Job:
Search the material for the string "that", then report how many lines hold it, with no other text.

Records to process:
═══
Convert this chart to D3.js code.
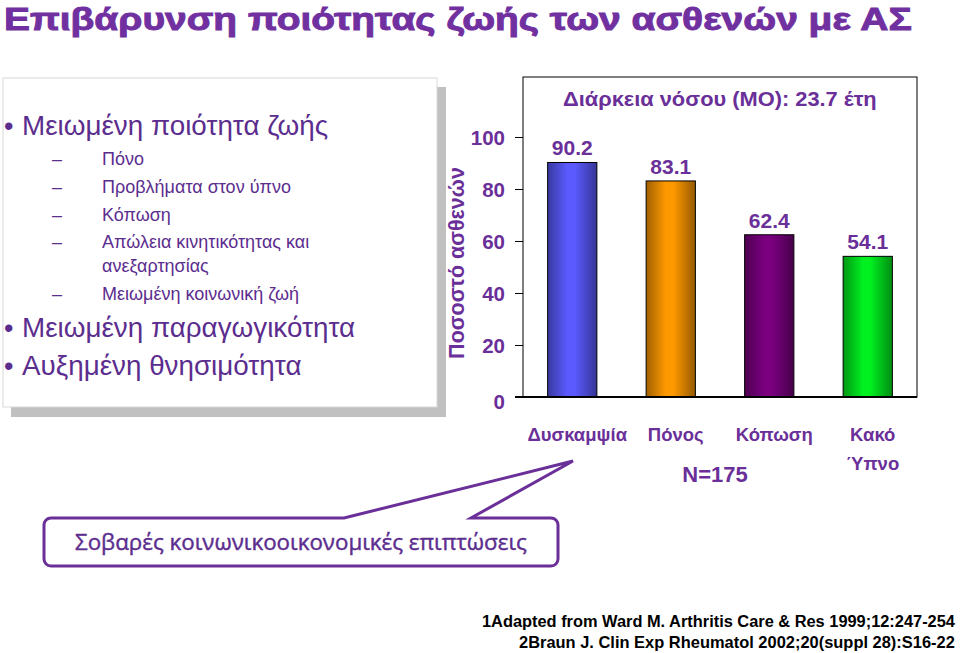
═══
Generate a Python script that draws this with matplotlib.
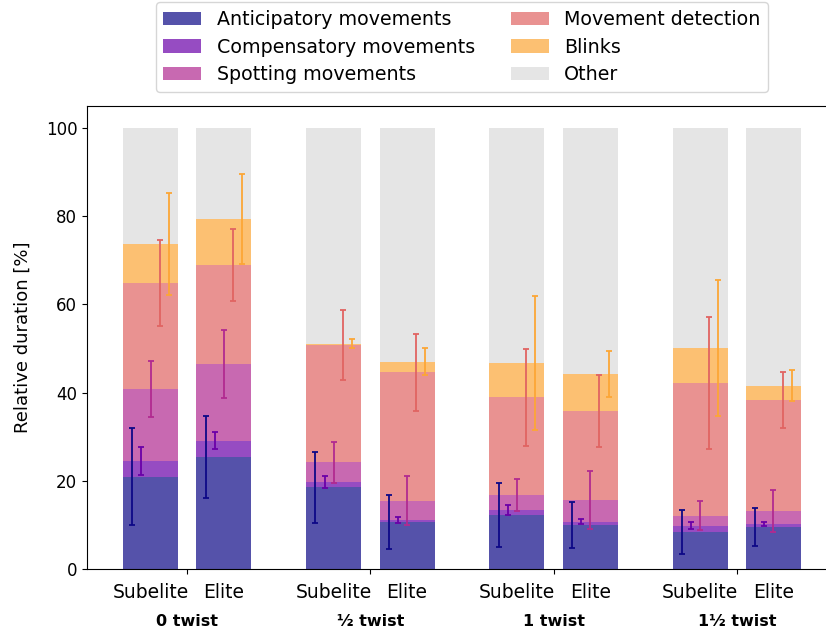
═══
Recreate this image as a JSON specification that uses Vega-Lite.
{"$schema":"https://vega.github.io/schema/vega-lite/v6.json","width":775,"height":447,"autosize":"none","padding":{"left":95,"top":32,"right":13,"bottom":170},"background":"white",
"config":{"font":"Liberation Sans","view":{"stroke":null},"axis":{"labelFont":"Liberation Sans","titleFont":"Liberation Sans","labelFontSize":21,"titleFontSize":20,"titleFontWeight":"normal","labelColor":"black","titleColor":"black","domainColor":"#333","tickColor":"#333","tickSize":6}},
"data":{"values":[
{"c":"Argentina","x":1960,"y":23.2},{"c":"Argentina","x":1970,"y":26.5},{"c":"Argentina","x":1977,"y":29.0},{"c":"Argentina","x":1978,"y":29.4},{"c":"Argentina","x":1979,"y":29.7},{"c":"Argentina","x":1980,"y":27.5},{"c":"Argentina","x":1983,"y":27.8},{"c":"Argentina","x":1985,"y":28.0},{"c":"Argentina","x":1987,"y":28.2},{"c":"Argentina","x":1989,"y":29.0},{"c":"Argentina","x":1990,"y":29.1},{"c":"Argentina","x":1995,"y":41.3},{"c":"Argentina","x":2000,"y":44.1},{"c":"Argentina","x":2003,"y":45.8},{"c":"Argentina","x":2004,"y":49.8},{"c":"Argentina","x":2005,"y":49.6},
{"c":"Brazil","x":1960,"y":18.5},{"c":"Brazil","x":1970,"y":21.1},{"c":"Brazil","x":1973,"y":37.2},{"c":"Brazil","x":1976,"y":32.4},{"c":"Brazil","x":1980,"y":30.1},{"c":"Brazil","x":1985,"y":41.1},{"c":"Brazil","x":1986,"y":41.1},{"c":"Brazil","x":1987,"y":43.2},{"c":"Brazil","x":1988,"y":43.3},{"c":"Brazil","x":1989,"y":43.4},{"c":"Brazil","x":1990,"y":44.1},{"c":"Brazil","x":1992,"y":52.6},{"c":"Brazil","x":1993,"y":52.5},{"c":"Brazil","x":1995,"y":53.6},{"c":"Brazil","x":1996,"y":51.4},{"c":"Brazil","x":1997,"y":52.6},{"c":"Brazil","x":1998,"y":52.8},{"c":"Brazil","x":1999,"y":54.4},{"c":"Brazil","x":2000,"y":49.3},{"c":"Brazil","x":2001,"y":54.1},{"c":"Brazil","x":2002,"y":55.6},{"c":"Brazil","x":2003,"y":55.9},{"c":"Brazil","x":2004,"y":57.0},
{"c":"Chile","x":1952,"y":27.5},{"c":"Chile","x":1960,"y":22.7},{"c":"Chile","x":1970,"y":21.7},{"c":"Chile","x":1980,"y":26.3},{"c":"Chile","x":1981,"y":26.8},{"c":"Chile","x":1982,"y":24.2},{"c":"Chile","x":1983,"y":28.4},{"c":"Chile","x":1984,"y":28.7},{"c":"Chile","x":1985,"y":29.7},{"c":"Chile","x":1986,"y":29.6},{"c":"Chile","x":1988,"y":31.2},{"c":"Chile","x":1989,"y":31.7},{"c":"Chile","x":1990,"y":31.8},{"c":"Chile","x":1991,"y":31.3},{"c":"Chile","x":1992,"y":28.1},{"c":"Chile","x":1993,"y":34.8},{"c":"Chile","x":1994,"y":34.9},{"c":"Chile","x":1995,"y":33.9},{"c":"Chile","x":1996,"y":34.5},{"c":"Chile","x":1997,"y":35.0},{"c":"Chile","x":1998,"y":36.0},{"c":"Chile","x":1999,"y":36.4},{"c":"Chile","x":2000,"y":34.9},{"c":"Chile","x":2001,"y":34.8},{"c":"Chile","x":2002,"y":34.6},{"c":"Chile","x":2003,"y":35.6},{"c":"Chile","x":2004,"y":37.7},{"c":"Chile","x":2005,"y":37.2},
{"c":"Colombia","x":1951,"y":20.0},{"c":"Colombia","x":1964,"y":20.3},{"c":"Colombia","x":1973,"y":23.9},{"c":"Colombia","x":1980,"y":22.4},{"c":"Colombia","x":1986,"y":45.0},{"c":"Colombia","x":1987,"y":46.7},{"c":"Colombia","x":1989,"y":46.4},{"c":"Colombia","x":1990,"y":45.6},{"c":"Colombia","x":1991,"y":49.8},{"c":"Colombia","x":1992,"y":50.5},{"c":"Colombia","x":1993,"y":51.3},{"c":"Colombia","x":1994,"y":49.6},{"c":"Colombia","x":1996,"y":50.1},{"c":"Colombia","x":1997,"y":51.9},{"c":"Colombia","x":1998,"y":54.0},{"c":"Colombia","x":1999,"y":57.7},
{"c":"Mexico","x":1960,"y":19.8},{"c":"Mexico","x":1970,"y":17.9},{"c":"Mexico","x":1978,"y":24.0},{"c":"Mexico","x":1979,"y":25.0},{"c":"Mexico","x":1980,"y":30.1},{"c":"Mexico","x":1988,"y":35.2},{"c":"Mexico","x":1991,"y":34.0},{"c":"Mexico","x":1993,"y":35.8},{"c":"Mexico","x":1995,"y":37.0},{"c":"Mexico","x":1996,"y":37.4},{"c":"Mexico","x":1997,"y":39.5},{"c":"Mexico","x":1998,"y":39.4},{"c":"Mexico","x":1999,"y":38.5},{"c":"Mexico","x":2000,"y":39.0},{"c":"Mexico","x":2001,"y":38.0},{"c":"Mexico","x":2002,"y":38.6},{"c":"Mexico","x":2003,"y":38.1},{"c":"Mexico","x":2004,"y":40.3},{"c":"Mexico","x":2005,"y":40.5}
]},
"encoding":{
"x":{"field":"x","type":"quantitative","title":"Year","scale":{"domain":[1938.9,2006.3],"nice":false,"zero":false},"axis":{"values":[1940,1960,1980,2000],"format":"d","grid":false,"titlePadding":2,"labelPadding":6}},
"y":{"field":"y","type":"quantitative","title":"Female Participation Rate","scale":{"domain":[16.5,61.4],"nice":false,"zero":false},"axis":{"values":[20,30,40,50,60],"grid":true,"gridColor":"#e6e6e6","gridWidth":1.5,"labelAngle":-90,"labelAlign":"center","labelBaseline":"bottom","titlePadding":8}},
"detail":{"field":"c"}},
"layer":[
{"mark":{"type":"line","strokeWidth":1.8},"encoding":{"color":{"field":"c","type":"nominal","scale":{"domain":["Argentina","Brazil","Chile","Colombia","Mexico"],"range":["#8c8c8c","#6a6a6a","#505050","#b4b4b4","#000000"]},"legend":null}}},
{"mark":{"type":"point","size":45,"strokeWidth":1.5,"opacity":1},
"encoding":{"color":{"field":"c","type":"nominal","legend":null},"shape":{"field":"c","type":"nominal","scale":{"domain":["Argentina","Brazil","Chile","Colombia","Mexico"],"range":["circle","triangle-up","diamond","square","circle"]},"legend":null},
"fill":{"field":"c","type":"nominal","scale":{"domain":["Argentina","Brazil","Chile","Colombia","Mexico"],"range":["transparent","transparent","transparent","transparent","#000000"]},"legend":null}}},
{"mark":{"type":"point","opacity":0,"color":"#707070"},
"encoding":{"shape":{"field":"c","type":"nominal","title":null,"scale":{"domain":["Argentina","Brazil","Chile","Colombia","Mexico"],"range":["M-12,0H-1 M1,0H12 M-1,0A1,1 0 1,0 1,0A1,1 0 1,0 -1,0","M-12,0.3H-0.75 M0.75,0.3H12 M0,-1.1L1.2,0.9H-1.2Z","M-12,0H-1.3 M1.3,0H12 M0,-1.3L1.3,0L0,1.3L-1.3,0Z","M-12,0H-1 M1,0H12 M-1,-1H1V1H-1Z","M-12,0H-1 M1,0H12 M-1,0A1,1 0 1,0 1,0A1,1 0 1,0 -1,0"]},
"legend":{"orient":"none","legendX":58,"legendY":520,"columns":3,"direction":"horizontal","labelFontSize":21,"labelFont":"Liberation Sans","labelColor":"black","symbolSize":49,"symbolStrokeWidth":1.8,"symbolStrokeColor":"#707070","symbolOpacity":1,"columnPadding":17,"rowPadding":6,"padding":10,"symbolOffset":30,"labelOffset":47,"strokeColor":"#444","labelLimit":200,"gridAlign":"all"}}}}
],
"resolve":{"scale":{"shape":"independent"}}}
═══
Answer to the exercise:
2